* Begin *

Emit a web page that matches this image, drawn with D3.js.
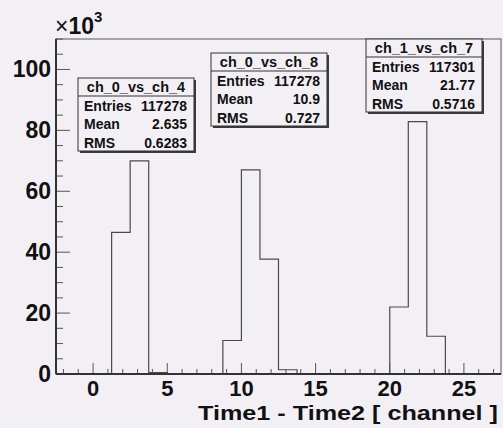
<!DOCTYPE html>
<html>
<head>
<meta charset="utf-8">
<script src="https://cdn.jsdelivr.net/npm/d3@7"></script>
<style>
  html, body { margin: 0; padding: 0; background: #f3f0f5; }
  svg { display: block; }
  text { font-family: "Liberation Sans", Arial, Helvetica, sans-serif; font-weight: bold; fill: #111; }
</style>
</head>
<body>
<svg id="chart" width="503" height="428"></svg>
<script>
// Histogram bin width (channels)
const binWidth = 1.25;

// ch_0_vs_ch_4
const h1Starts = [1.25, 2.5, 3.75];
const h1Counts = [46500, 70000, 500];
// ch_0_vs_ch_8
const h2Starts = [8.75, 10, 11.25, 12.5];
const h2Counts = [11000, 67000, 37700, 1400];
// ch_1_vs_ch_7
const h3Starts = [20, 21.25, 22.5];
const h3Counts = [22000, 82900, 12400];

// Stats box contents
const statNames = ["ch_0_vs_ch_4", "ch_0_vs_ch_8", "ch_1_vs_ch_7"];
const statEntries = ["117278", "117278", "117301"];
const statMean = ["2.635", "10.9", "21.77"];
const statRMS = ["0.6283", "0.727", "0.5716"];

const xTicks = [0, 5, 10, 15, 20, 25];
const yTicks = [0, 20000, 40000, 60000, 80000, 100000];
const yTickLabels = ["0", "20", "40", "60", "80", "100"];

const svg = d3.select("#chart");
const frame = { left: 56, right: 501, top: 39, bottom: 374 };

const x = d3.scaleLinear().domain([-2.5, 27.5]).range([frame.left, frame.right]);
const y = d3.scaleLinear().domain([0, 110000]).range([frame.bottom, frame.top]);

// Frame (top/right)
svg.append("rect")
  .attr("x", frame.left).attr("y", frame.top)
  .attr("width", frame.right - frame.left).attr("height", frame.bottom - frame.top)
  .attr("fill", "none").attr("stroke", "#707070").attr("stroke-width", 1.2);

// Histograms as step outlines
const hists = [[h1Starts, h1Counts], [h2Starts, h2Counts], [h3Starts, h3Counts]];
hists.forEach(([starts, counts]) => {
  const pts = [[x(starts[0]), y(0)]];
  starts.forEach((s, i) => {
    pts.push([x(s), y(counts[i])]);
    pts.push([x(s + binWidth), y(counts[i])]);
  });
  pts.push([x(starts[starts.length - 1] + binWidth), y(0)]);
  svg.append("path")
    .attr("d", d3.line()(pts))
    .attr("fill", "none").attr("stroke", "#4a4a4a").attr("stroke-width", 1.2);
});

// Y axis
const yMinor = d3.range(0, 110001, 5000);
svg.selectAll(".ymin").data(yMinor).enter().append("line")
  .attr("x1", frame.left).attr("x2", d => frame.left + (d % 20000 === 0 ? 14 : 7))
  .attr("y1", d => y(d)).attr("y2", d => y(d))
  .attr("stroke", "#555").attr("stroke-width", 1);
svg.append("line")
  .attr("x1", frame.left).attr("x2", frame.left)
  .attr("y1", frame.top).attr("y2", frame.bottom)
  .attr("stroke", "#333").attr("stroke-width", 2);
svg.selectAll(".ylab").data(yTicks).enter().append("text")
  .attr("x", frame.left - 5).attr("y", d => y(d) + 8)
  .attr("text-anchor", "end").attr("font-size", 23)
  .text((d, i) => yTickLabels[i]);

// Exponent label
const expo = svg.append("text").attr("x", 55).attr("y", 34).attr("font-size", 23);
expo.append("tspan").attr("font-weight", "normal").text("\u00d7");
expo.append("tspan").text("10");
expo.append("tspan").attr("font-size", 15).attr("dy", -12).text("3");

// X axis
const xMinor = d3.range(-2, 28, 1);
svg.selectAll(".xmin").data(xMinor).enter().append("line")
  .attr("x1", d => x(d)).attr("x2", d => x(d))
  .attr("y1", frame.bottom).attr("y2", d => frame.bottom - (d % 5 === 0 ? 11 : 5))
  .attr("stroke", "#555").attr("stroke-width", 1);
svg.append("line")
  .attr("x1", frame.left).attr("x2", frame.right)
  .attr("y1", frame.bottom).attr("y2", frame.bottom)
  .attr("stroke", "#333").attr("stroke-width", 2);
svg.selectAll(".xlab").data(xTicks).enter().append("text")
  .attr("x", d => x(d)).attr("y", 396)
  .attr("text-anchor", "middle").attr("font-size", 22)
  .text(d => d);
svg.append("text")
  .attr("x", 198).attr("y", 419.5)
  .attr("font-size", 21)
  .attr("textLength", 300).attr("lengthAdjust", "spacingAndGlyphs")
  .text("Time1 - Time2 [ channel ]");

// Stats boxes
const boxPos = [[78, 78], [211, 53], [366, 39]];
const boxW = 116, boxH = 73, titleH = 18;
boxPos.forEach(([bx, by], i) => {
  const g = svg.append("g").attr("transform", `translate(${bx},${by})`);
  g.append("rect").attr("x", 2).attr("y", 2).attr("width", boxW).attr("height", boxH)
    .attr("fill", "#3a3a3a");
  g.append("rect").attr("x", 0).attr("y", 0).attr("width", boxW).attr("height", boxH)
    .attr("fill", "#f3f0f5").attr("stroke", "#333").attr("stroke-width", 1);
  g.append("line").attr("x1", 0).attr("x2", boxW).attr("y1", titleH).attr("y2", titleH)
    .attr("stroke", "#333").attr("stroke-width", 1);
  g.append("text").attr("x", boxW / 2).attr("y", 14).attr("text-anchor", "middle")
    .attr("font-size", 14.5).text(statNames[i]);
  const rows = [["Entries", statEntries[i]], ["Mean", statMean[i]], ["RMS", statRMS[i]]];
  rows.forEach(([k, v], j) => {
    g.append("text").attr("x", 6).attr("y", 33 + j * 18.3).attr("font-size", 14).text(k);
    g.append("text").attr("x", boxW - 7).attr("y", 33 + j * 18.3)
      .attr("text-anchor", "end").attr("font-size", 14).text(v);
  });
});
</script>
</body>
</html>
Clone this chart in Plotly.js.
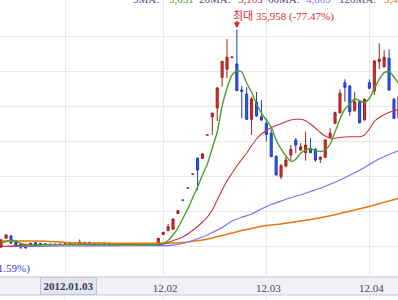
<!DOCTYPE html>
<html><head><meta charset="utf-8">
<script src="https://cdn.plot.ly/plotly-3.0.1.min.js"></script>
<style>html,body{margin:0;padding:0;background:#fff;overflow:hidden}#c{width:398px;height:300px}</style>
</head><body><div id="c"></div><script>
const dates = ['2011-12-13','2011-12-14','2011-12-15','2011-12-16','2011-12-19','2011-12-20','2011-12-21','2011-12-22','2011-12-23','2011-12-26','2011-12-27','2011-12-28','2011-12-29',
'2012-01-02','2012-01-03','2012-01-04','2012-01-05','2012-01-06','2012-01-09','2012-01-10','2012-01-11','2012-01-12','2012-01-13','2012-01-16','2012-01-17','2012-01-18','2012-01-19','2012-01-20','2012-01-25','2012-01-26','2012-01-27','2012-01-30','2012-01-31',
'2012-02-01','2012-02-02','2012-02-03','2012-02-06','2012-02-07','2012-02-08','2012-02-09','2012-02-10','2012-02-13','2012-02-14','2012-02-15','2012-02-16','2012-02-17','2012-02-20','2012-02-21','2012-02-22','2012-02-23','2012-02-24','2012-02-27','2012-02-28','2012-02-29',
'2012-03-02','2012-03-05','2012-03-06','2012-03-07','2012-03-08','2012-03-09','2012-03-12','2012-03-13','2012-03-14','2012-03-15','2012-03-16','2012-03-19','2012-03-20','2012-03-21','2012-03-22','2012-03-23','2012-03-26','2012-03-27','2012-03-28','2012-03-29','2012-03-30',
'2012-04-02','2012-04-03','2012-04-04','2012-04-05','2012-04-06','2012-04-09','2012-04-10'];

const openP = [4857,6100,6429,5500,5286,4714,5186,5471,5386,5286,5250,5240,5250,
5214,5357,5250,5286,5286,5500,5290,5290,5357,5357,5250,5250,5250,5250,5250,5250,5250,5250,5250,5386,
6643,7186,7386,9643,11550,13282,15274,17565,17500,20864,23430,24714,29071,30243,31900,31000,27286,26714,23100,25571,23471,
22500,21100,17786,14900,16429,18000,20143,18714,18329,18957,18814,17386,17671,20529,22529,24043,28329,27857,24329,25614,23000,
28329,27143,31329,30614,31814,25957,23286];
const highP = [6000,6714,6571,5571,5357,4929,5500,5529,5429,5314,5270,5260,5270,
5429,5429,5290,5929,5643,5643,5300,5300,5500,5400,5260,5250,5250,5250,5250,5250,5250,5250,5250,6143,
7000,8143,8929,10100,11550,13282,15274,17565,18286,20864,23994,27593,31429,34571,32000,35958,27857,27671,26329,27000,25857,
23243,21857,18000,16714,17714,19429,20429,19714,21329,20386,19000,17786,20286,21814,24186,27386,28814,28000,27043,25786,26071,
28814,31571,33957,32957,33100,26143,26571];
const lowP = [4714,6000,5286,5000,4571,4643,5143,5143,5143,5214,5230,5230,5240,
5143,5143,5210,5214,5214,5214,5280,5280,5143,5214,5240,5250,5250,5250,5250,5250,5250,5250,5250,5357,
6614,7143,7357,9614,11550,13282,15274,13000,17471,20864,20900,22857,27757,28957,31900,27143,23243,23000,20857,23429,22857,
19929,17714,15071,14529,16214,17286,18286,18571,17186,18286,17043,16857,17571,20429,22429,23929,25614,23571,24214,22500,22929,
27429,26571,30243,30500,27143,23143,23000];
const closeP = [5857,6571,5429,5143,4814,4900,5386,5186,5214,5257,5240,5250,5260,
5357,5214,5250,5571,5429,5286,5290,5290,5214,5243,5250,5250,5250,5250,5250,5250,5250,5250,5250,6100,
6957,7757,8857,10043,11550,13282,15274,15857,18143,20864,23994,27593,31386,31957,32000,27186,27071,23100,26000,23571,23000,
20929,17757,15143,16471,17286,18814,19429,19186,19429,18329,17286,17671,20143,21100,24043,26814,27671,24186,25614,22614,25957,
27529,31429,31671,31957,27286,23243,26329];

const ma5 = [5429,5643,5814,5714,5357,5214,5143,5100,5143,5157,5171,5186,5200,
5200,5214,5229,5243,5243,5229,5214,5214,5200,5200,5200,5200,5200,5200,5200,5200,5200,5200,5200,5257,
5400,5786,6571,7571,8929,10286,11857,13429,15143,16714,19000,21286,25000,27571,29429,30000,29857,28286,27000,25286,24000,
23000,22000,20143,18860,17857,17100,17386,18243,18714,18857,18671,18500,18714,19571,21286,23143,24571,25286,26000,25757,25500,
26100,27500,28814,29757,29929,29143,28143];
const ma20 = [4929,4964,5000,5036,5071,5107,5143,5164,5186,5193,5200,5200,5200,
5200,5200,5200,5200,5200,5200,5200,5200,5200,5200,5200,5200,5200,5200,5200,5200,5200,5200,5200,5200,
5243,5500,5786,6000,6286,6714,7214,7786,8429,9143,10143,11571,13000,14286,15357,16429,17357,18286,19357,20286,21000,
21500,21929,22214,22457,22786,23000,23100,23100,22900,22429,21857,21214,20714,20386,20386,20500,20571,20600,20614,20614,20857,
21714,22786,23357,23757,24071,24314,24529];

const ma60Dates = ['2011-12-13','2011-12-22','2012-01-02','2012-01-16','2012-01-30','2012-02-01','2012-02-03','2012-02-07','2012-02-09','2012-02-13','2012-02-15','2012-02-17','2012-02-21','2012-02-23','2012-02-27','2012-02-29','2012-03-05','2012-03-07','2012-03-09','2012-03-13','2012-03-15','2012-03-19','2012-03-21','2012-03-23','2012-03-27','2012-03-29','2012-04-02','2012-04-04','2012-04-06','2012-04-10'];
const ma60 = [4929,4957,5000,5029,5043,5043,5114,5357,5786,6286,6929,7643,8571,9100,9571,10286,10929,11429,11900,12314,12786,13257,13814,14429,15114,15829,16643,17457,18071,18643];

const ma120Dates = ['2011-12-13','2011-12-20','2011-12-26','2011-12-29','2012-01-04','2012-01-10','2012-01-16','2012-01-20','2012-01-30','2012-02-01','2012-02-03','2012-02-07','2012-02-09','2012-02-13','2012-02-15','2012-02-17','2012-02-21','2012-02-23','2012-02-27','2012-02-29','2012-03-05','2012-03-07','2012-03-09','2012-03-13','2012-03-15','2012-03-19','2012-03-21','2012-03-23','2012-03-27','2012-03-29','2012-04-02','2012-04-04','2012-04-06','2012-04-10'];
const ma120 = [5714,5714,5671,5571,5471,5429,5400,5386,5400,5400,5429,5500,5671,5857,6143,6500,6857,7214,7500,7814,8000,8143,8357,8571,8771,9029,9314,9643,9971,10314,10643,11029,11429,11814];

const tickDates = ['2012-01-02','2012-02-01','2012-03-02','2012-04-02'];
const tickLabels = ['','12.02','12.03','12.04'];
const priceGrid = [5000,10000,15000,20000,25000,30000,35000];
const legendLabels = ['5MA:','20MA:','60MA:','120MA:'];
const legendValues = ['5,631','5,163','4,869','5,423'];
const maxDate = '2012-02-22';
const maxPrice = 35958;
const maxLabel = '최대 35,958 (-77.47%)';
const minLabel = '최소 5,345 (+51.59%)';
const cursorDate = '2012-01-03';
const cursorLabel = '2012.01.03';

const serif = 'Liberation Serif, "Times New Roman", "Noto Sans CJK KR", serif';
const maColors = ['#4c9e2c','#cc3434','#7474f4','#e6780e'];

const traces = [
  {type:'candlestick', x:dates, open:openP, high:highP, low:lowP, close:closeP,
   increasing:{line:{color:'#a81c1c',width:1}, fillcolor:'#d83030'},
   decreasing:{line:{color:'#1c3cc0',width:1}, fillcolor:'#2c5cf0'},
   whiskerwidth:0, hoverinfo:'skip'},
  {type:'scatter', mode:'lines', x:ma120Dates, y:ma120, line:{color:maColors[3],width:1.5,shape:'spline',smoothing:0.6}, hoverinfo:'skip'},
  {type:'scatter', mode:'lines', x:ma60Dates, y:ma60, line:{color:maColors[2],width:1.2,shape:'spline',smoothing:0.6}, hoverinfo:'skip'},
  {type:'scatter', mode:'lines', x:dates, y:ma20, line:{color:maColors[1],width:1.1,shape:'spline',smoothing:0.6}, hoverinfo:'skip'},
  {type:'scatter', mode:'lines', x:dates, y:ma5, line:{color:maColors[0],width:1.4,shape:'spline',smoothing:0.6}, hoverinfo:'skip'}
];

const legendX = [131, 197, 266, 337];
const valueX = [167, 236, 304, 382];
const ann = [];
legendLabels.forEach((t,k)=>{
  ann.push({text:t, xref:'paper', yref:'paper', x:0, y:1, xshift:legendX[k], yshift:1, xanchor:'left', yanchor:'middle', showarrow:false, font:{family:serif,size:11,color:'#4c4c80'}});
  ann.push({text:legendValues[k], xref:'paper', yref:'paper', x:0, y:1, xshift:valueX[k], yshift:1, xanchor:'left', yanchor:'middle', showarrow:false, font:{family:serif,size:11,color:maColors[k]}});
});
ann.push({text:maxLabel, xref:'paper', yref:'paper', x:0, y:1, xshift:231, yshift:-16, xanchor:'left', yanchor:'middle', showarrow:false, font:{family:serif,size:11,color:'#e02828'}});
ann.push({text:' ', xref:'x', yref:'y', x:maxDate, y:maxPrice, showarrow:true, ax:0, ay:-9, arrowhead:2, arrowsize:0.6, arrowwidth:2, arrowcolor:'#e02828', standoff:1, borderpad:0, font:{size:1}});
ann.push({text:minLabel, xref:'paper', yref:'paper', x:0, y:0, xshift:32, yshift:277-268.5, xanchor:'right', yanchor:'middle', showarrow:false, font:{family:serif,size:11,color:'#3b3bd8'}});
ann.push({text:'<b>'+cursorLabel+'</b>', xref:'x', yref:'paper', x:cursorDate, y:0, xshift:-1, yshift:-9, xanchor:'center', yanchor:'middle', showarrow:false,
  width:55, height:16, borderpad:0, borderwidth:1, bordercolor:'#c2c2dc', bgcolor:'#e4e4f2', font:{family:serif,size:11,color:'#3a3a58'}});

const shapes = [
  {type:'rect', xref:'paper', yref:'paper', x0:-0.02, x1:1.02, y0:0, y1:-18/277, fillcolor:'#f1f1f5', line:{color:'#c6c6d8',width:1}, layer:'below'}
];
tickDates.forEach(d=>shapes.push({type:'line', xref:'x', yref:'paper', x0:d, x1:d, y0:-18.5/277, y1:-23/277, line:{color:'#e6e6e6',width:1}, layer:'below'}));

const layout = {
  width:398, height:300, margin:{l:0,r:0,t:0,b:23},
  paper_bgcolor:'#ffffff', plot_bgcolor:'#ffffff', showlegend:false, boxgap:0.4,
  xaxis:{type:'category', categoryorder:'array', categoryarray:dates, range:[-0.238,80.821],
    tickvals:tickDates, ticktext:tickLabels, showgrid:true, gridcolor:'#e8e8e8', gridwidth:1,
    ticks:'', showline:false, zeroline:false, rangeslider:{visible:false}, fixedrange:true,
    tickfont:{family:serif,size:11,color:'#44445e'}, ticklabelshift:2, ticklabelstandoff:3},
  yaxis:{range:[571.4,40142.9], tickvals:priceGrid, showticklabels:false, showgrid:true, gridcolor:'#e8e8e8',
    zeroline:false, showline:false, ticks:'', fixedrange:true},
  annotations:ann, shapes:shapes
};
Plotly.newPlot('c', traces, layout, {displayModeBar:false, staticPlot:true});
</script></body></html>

* End *

**WHAT THIS TASK INVOLVES**.
Everything from the first line of the records through the line containing "const binWidth = 1.25;" should be reproduced exactly, apart from the pictures.

**RESPONSE TO THE EXERCISE**.
Emit a web page that matches this image, drawn with D3.js.
<!DOCTYPE html>
<html>
<head>
<meta charset="utf-8">
<script src="https://cdn.jsdelivr.net/npm/d3@7"></script>
<style>
  html, body { margin: 0; padding: 0; background: #f3f0f5; }
  svg { display: block; }
  text { font-family: "Liberation Sans", Arial, Helvetica, sans-serif; font-weight: bold; fill: #111; }
</style>
</head>
<body>
<svg id="chart" width="503" height="428"></svg>
<script>
// Histogram bin width (channels)
const binWidth = 1.25;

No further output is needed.